This is particularly relevant to charitable organisations' fleet departments which are essential for supporting the charities' work in the field, but which are also an expensive cost centre. The 40-year-old British Trust for Conservation Volunteers, for example, runs a fleet of 200 minibuses, 70 vans and 60 cars which are used to help thousands of volunteers to improve their environment.
Martin Hall, BTCV's group fleet and insurance manager, has a Business Studies degree behind him, passed the Institute of Car Fleet Management Diploma last year, and was elected a Fellow of the ICFM in December 1998. He believes that if few companies would employ a finance director without an accountancy qualification, why should organisations recruit fleet managers without the relevant skills.

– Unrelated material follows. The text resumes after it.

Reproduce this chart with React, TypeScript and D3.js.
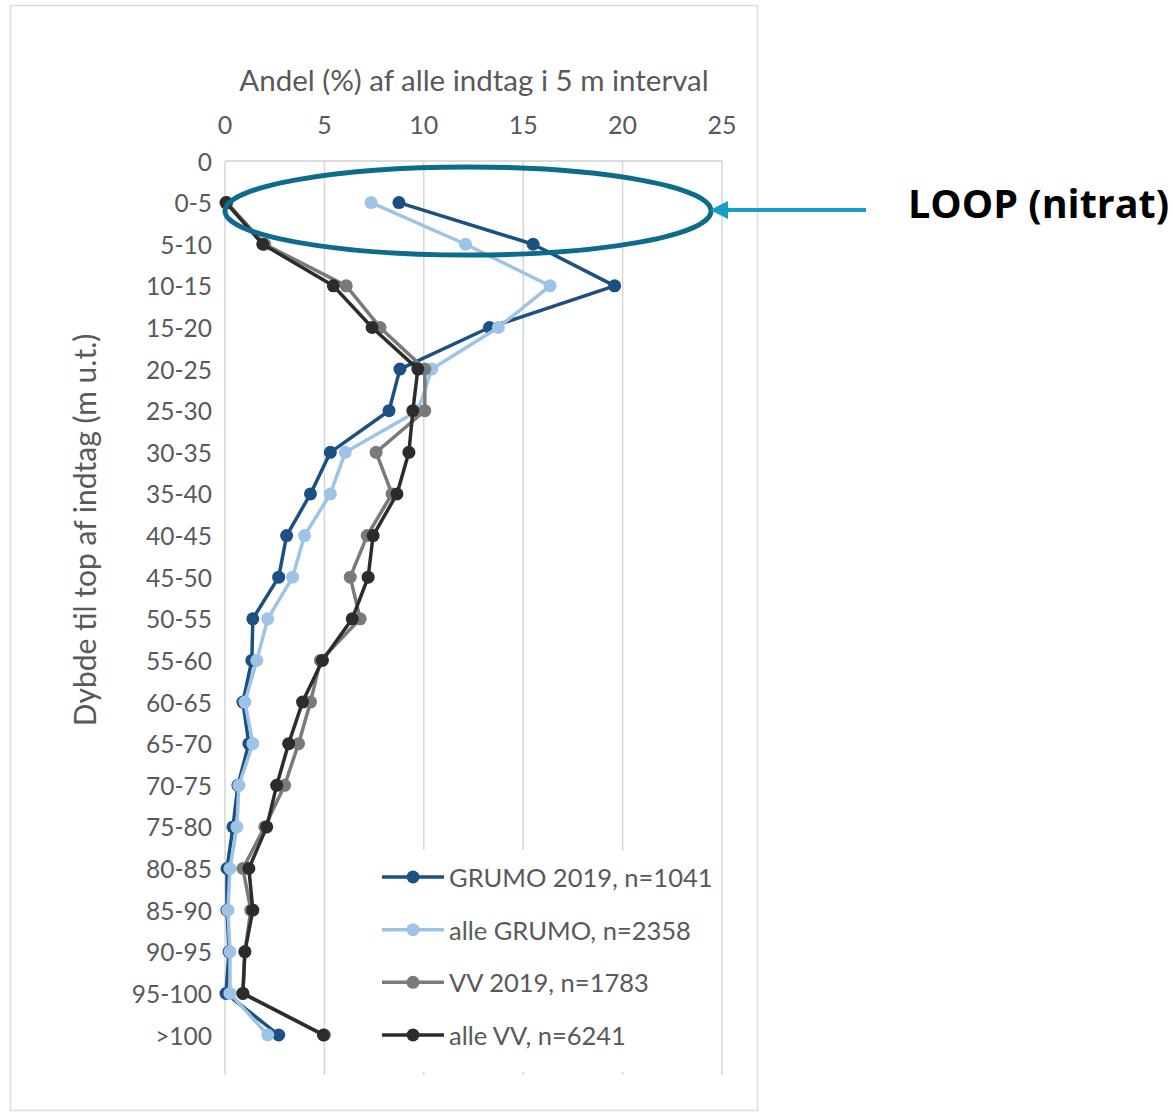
import React from "react";
import * as d3 from "d3";

const categories = ["0","0-5","5-10","10-15","15-20","20-25","25-30","30-35","35-40","40-45","45-50","50-55","55-60","60-65","65-70","70-75","75-80","80-85","85-90","90-95","95-100",">100"];
const dataCategories = categories.slice(1);

const grumo2019 = [8.75,15.5,19.6,13.3,8.8,8.25,5.3,4.3,3.1,2.7,1.4,1.35,0.9,1.2,0.65,0.4,0.1,0.1,0.2,0.05,2.7];
const alleGrumo = [7.35,12.1,16.35,13.75,10.4,9.7,6.05,5.3,4.0,3.4,2.15,1.6,1.0,1.4,0.7,0.6,0.25,0.15,0.25,0.25,2.15];
const vv2019 = [0.1,2.0,6.1,7.8,10.05,10.05,7.6,8.4,7.15,6.3,6.8,4.8,4.3,3.7,3.0,2.0,0.9,1.3,1.0,0.9,5.0];
const alleVV = [0.05,1.9,5.45,7.4,9.7,9.45,9.25,8.65,7.45,7.2,6.4,4.9,3.9,3.2,2.6,2.1,1.2,1.4,1.0,0.9,4.95];

const xTicks = [0,5,10,15,20,25];

const series = [
  { name: "GRUMO 2019, n=1041", values: grumo2019, color: "#1d5082" },
  { name: "alle GRUMO, n=2358", values: alleGrumo, color: "#9dc3e6" },
  { name: "VV 2019, n=1783", values: vv2019, color: "#7a7a7a" },
  { name: "alle VV, n=6241", values: alleVV, color: "#2c2c2c" },
];

const FONT = "Lato, 'Open Sans', sans-serif";
const TEXT = "#595959";

export default function App() {
  const x = d3.scaleLinear().domain([0, 25]).range([225, 722]);
  const y = d3.scalePoint<string>().domain(categories).range([161, 1035]);
  const plotBottom = 1075;
  const line = d3
    .line<[string, number]>()
    .x((d) => x(d[1]))
    .y((d) => y(d[0]) as number);

  const legendY = d3.scalePoint<string>().domain(series.map((s) => s.name)).range([877, 1035]);

  return (
    <svg width={1173} height={1114} style={{ position: "absolute", left: 0, top: 0, background: "#fff" }}>
      <rect x={10.5} y={5.5} width={747} height={1105} fill="#fff" stroke="#dcdcdc" strokeWidth={1.5} />
      {/* gridlines */}
      {xTicks.map((t) => (
        <line key={t} x1={x(t)} x2={x(t)} y1={161} y2={plotBottom} stroke="#d6d6d6" strokeWidth={1.5} />
      ))}
      <line x1={x(0)} x2={x(25)} y1={161} y2={161} stroke="#d0d0d0" strokeWidth={1.5} />
      {/* x tick labels */}
      {xTicks.map((t) => (
        <text key={t} x={x(t)} y={124} textAnchor="middle" dominantBaseline="central" fontFamily={FONT} fontSize={25} fill={TEXT}>
          {t}
        </text>
      ))}
      <text x={474} y={79} textAnchor="middle" dominantBaseline="central" fontFamily={FONT} fontSize={29.5} fill={TEXT}>
        Andel (%) af alle indtag i 5 m interval
      </text>
      {/* y labels */}
      {categories.map((c) => (
        <text key={c} x={212} y={y(c) as number} textAnchor="end" dominantBaseline="central" fontFamily={FONT} fontSize={24.5} fill={TEXT}>
          {c}
        </text>
      ))}
      <text
        transform={`translate(84,530) rotate(-90)`}
        textAnchor="middle"
        dominantBaseline="central"
        fontFamily={FONT}
        fontSize={30}
        fill={TEXT}
      >
        Dybde til top af indtag (m u.t.)
      </text>
      {/* legend background */}
      <rect x={375} y={850} width={346} height={222} fill="#fff" />
      {/* series */}
      {series.map((s) => {
        const pts: [string, number][] = dataCategories.map((c, i) => [c, s.values[i]]);
        return (
          <g key={s.name}>
            <path d={line(pts) || ""} fill="none" stroke={s.color} strokeWidth={3.5} strokeLinejoin="round" />
            {pts.map((p, i) => (
              <circle key={i} cx={x(p[1])} cy={y(p[0]) as number} r={6.5} fill={s.color} />
            ))}
          </g>
        );
      })}
      {/* legend */}
      {series.map((s) => {
        const ly = legendY(s.name) as number;
        return (
          <g key={s.name}>
            <line x1={382} x2={444} y1={ly} y2={ly} stroke={s.color} strokeWidth={3.5} />
            <circle cx={413} cy={ly} r={6.5} fill={s.color} />
            <text x={449} y={ly} dominantBaseline="central" fontFamily={FONT} fontSize={25.5} fill={TEXT}>
              {s.name}
            </text>
          </g>
        );
      })}
      {/* annotation */}
      <ellipse cx={468} cy={211} rx={243} ry={44} fill="none" stroke="#0d6c8c" strokeWidth={5} />
      <line x1={866} x2={724} y1={210} y2={210} stroke="#1b9cc8" strokeWidth={4} />
      <path d="M710,210 L728,201 L728,219 Z" fill="#1b9cc8" />
      <text x={908} y={218} fontFamily="'Open Sans', sans-serif" fontWeight="bold" fontSize={39.5} fill="#000">
        LOOP (nitrat)
      </text>
    </svg>
  );
}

'Fleet Managers must become authorities in their field able to talk confidently at board level and to external suppliers. We must have industry standards,' said Hall. He found the 18 months spent studying for the ICFM diploma worthwhile, not only for the course's theory content, but also for the idea sharing networking opportunities when all the candidates met - the 11 students following his course had at least 150 years of fleet management experience between them.
'I use the term experience rather than knowledge, because I am the first to admit we will never get everything right, but it is invaluable to discover if anyone else has been down the road you propose and got it wrong,' concluded Hall.